Папа слишком интеллигентный, чтобы закатывать медицинскому персоналу истерики и яростно качать права на пустом месте. Вообще, сколько себя помню, по пальцам можно пересчитать моменты, когда он реально повышал голос. На меня, на маму, или на подчиненных — неважно. Громкие слова — не его стиль.
Степан Аркадьевич Данилов прекрасно умеет давить: взглядом, тоном и харизмой. Как бы странно это не звучало. Иногда одна его взлетевшая бровь действует покруче любого самого прочного кляпа. Уж я-то знаю!
Без оров на все отделение, благих матов и лишних эмоций, па добивается встречи с заведующим и матерью Богдана. Вызывает их на разговор и кроет такими аргументами в пользу своей правоты, что у меня бессовестно прорывается улыбка. Матери Дана просто нечем ему ответить! Чем дальше, тем больше ее это злит и раздражает. Женщина упрямо пытается вывести моего отца на эмоции. Без толку. На каждый ее грубый выпад папа отвечает сдержанно и сухо.

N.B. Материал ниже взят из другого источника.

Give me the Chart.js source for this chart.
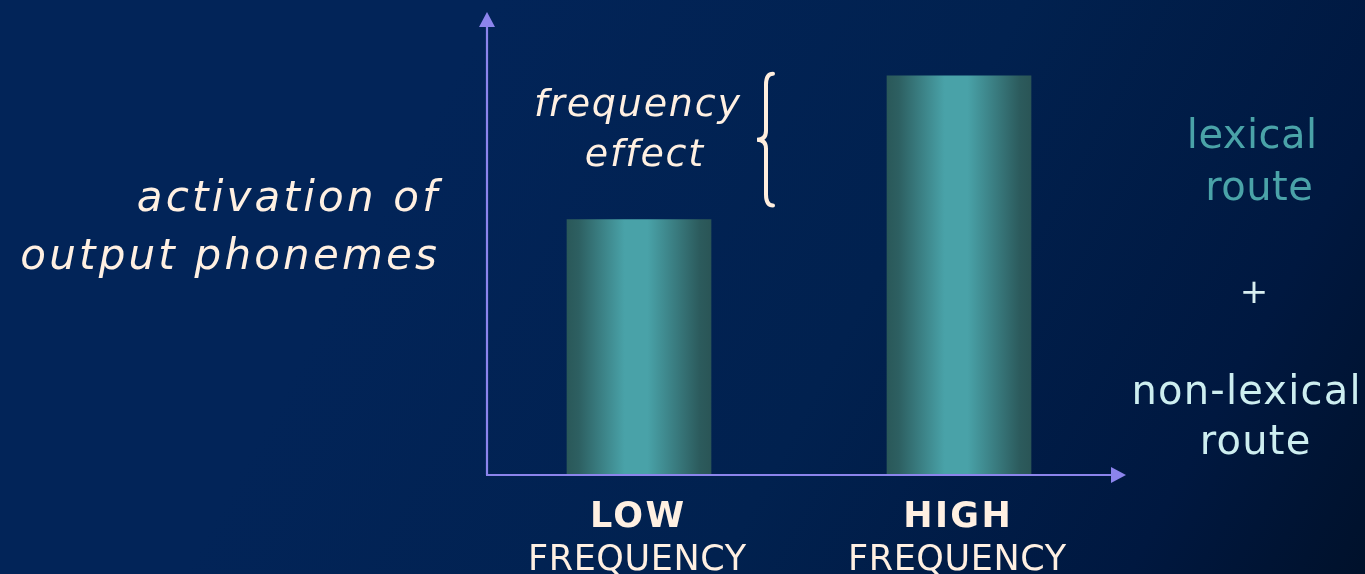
<!DOCTYPE html>
<html>
<head>
<meta charset="utf-8">
<title>Frequency effect on phoneme activation</title>
<script src="https://cdn.jsdelivr.net/npm/chart.js@4/dist/chart.umd.min.js"></script>
<style>
  html, body { margin: 0; padding: 0; background: #011d48; overflow: hidden; }
  canvas { display: block; }
</style>
</head>
<body>
<canvas id="chart" width="1365" height="574"></canvas>
<script>
// Word-frequency conditions and their activation levels
const categories = ['LOW', 'HIGH'];
const categorySub = ['FREQUENCY', 'FREQUENCY'];
const activation = [64, 100];
const yMax = 116;

// Annotation text
const yAxisLines = ['activation of', 'output phonemes'];
const effectLines = ['frequency', 'effect'];
const lexicalLines = ['lexical', 'route'];
const plusSign = '+';
const nonLexicalLines = ['non-lexical', 'route'];

const CREAM = '#fff0e2';
const AXIS = '#8c84ec';
const TEAL = '#4aa3a8';
const PALE = '#cdeef0';
const FONT = '"DejaVu Sans", Verdana, sans-serif';
const AXIS_INSET = 8;

function drawText(ctx, text, x, y, font, color, align, spacing) {
  ctx.save();
  ctx.font = font;
  ctx.fillStyle = color;
  ctx.textBaseline = 'alphabetic';
  ctx.letterSpacing = spacing + 'px';
  const w = ctx.measureText(text).width;
  let left = x;
  if (align === 'center') left = x - (w - spacing) / 2;
  else if (align === 'right') left = x - (w - spacing);
  ctx.textAlign = 'left';
  ctx.fillText(text, left, y);
  ctx.restore();
}

// Horizontal cylinder-like shading for each bar
function barGradient(context) {
  const chart = context.chart;
  if (context.type !== 'data' || !chart.chartArea) return TEAL;
  const xScale = chart.scales.x;
  const cx = xScale.getPixelForValue(context.dataIndex);
  const half = 72;
  const g = chart.ctx.createLinearGradient(cx - half, 0, cx + half, 0);
  g.addColorStop(0, '#2a5859');
  g.addColorStop(0.08, '#2d5f61');
  g.addColorStop(0.40, '#49a2a8');
  g.addColorStop(0.56, '#49a2a8');
  g.addColorStop(0.92, '#2c5b5d');
  g.addColorStop(1, '#2a5556');
  return g;
}

const backdrop = {
  id: 'backdrop',
  beforeDraw(chart) {
    const { ctx, width, height } = chart;
    const g = ctx.createLinearGradient(450, 80, width, height);
    g.addColorStop(0, '#022458');
    g.addColorStop(0.45, '#01214f');
    g.addColorStop(0.8, '#001840');
    g.addColorStop(1, '#00112b');
    ctx.save();
    ctx.fillStyle = g;
    ctx.fillRect(0, 0, width, height);
    ctx.restore();
  }
};

const arrowAxes = {
  id: 'arrowAxes',
  afterDatasetsDraw(chart) {
    const { ctx, chartArea } = chart;
    const x0 = chartArea.left + AXIS_INSET, y0 = chartArea.bottom;
    const xEnd = chartArea.right - AXIS_INSET;
    ctx.save();
    ctx.strokeStyle = AXIS;
    ctx.fillStyle = AXIS;
    ctx.lineWidth = 2.2;
    ctx.beginPath();
    ctx.moveTo(x0, y0);
    ctx.lineTo(x0, chartArea.top + 12);
    ctx.moveTo(x0 - 1, y0);
    ctx.lineTo(xEnd + 2, y0);
    ctx.stroke();
    // arrow heads
    ctx.beginPath();
    ctx.moveTo(x0, chartArea.top);
    ctx.lineTo(x0 + 8, chartArea.top + 15);
    ctx.lineTo(x0 - 8, chartArea.top + 15);
    ctx.closePath();
    ctx.fill();
    ctx.beginPath();
    ctx.moveTo(xEnd + 15, y0);
    ctx.lineTo(xEnd, y0 - 8);
    ctx.lineTo(xEnd, y0 + 8);
    ctx.closePath();
    ctx.fill();
    ctx.restore();
  }
};

const annotations = {
  id: 'annotations',
  afterDraw(chart) {
    const { ctx, chartArea, scales } = chart;
    const xs = scales.x, ys = scales.y;
    const axisX = chartArea.left + AXIS_INSET;

    // category labels under the bars
    categories.forEach((c, i) => {
      const cx = xs.getPixelForValue(i);
      drawText(ctx, c, cx - 2, 527, 'bold 35px ' + FONT, CREAM, 'center', 2.4);
      drawText(ctx, categorySub[i], cx - 2, 570, '35px ' + FONT, CREAM, 'center', 0.6);
    });

    // y-axis description
    drawText(ctx, yAxisLines[0], axisX - 50, 211, 'italic 42px ' + FONT, CREAM, 'right', 3.2);
    drawText(ctx, yAxisLines[1], axisX - 50, 269, 'italic 42px ' + FONT, CREAM, 'right', 3.2);

    // brace spanning the gap between the two bar tops
    const yTop = ys.getPixelForValue(activation[1]) - 2;
    const yBot = ys.getPixelForValue(activation[0]) - 14;
    const yMid = (yTop + yBot) / 2;
    const stem = xs.getPixelForValue(0) + 127;
    ctx.save();
    ctx.strokeStyle = '#ffeede';
    ctx.lineWidth = 4;
    ctx.lineCap = 'round';
    ctx.beginPath();
    ctx.moveTo(stem + 7, yTop);
    ctx.quadraticCurveTo(stem, yTop, stem, yTop + 11);
    ctx.lineTo(stem, yMid - 9);
    ctx.quadraticCurveTo(stem, yMid, stem - 9, yMid);
    ctx.quadraticCurveTo(stem, yMid, stem, yMid + 9);
    ctx.lineTo(stem, yBot - 11);
    ctx.quadraticCurveTo(stem, yBot, stem + 7, yBot);
    ctx.stroke();
    ctx.restore();

    // effect label beside the brace
    drawText(ctx, effectLines[0], stem - 129, 116, 'italic 38px ' + FONT, CREAM, 'center', 1.8);
    drawText(ctx, effectLines[1], stem - 122, 166, 'italic 38px ' + FONT, CREAM, 'center', 1.8);

    // route legend on the right
    drawText(ctx, lexicalLines[0], 1252, 148, '40px ' + FONT, TEAL, 'center', 0.5);
    drawText(ctx, lexicalLines[1], 1259, 200, '40px ' + FONT, TEAL, 'center', 0.5);
    drawText(ctx, plusSign, 1254, 303, '34px ' + FONT, '#d8eef0', 'center', 0);
    drawText(ctx, nonLexicalLines[0], 1246, 404, '40px ' + FONT, PALE, 'center', 1.2);
    drawText(ctx, nonLexicalLines[1], 1255, 454, '40px ' + FONT, PALE, 'center', 1.2);
  }
};

new Chart(document.getElementById('chart'), {
  type: 'bar',
  data: {
    labels: categories,
    datasets: [{
      data: activation,
      backgroundColor: barGradient,
      borderWidth: 0,
      barThickness: 144
    }]
  },
  options: {
    responsive: false,
    animation: false,
    events: [],
    layout: { padding: { left: 479, right: 246, top: 12, bottom: 99 } },
    scales: {
      x: { display: false, offset: true },
      y: { display: false, min: 0, max: yMax }
    },
    plugins: {
      legend: { display: false },
      tooltip: { enabled: false }
    }
  },
  plugins: [backdrop, arrowAxes, annotations]
});
</script>
</body>
</html>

Я стою в стороне, на приличном расстоянии от троицы и стараюсь слиться с белыми стенами. Только бы лишний раз не отсвечивать перед взбешенной матерью Титова. Саму же аж подбрасывает от нетерпения. Дверь в палату Дана в пяти шагах от меня.
Воровато оглядываюсь. Заламывая руки, Ирина Григорьевна стоит ко мне в пол-оборота. И если изначально она, как коршун за мышкой, следила за мной, то сейчас все ее внимание переключилось на мужчин. Сурков, под напором папиной правоты, тоже начинает сдаваться.
Юридически Ирина Григорьевна не имеет никакого права решать за сына. Это понимаю даже девятнадцатилетняя я. И все же, может, стоит подождать официального разрешения? Буду хорошей девочкой. Плюс-минус пару минут роли не сыграют. Верно?
Сцепив ладони в кулаки прохожусь вдоль стены. Туда. Обратно.
Нет! Сыграют! Судя по накалу эмоций, мама Дана может спорить до бесконечности. Чем дальше, тем громче голос женщины разносится по коридорам. Я же, если немедленно не увижу Титова, чокнусь!
В очередной раз, когда Ирина Григорьевна Титова выкрикивает что-то вроде:
— Он мой сын, и решения принимать буду я!